Sherlock
Não faz muito tempo que eu costumava vir cheio de esperanças falar sobre a televisão, devido a qualidade das novas séries que tavam saindo por aí e tudo o mais, em contrapartida ao que vinha sendo produzido no cinema, por exemplo. Porém, dessa vez a onda quebrou mais cedo que o normal e bastou alguns meses e alguns season finales pra que, de novo, o ser humano médio voltasse a rotina de acompanhar uma ou duas séries decentes e se resignar às eternas reprises da TV durante as refeições. Mas existem algumas pessoas mais afetadas pelo absurdo da nossa época não se contentam mais em simplesmente assistir alguma coisa enquanto comem, elas têm a necessidade de assistir algo bom pra conseguir se alimentar propriamente. E usam esse tempo de entressafra pra garimpar outras séries obscuras que podem ter passado despercebidas na internet. O que não tem nada a ver com o fato de eu ter feito justamente isso e encontrado Sherlock, obviamente.
Então, obviamente, de novo, o seriado trata do detetive inglês criado pelo Sir Arthur Conan Doyle, que, enfim, todo mundo viu os filmes do Guy Richie.

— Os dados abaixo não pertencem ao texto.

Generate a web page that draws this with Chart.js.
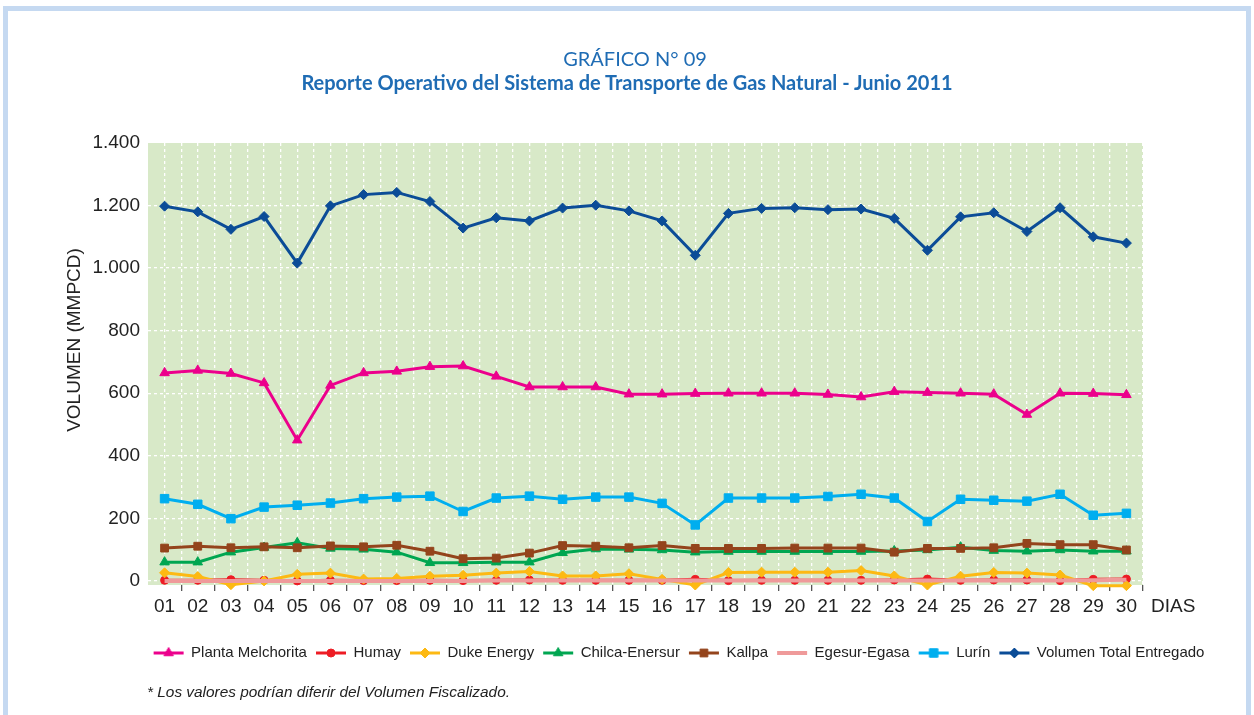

Aliás, provavelmente foi justamente por isso que eu ignorei essa nova releitura do personagem, lá em 2010. Mas enfim, de novo (De novo), o que importa é que essa série, ou minissérie, já que cada temporada tem só três episódios, é muito mais interessante do que parece inicialmente, com base no princípio extremamente simples utilizado: Trazer o Sherlock Holmes pro século XXI. Nessa vibe de modernizar o personagem, os realizadores também aproveitaram pra aproximar todo universo dos livros da ~realidade~. Por exemplo, sendo uma pessoa que consegue deduzir todo o passado/estado emocional/etc da pessoa com base na aparência dela, é provável que Sherlock vá ter alguns problemas. E aqui o efeito colateral dessa genialidade é a sociopatia, no caso.
Ou seja, a única motivação (Ao menos inicial) de Sherlock é o tédio, já que o cérebro dele funciona muito mais rápido que o das pessoas normais. E essa característica extra conseguiu deixar a relação com o Dr. Watson, militar que acaba de voltar do Afeganistão e está tendo dificuldades em se ajustar a vida normal, bem mais divertida. Os primeiros episódios servem justamente pra construir essa amizade, enquanto começamos a conhecer a rotina do detetive no mesmo ritmo que Watson o faz. Mas o ponto principal são os crimes a serem resolvidos, claro. Que começam a ficar cada vez mais complexos a partir do 2° episódio. Porque cada episódio tem uma hora e meia, parece que a BBC finalmente sacou a televisão.
Felizmente, Sherlock não segue essa mecânica de um novo mistério resolvido a cada episódio e tal. Quer dizer, no fundo até segue, mas a coisa funciona por causa da introdução de outros personagens recorrentes “a altura” do detetive, como o irmão mais velho dele, Mycroft Holmes, e é claro, Jim Moriarty. Que tiram o protagonista da zona de conforto com uma frequência razoável, finalmente contribuindo pra que ele entenda as emoções humanas e enfim, vocês assistiram Dexter. E já que começamos com as comparações, eu não sei se todo mundo copia o Batman hoje em dia ou a relação entre heróis/vilões sempre foi assim e o Nolan só jogou na nossa cara, mas o Moriarty é incrivelmente parecido com o Coringa. O que nem é ruim, já que ele mesmo se diverte com o papel de supervilão e acaba dando uma complexidade maior ao personagem.
Outro grande mérito do seriado é a inserção de várias referências que fazem ligação com a obra do Conan Doyle, tipo o Watson ter um blog que transforma Sherlock numa especie de celebridade. Ou a transformação de Baskerville em uma base militar secreta. E até o clássico chapéu do detive, aqui vira marca registrada por acaso, depois de uma tentativa frustrada de se esconder da imprensa.
As atuações são igualmente bacanas, principalmente do Benedict Cumberbatch, já que o papel principal poderia facilmente ficar afetado demais. Palmas também pro Martin Freeman (O Bilbo, cara) que incrivelmente consegue impor respeito como Watson. É incrível também pensar em como a série já evoluiu em apenas duas temporadas (Seis episódios, lembrem-se). Tanto que é difícil imaginar algo que supere o clímax do último episódio (Que quem conhece os livros [Ou filmes] já pode ter alguma ideia do que se trata). E faz com que o tempo até a estreia da 3ª temporada, que começou a ser gravada nessa semana e deve acontecer só no final do ano, passe mais devagar ainda. Bom, mas vocês que tiveram a sorte de não assistir, aproveitem aí as primeiras 9 horas de Sherlock, enquanto eu vou lá descobrir mais uma série nesse meio tempo.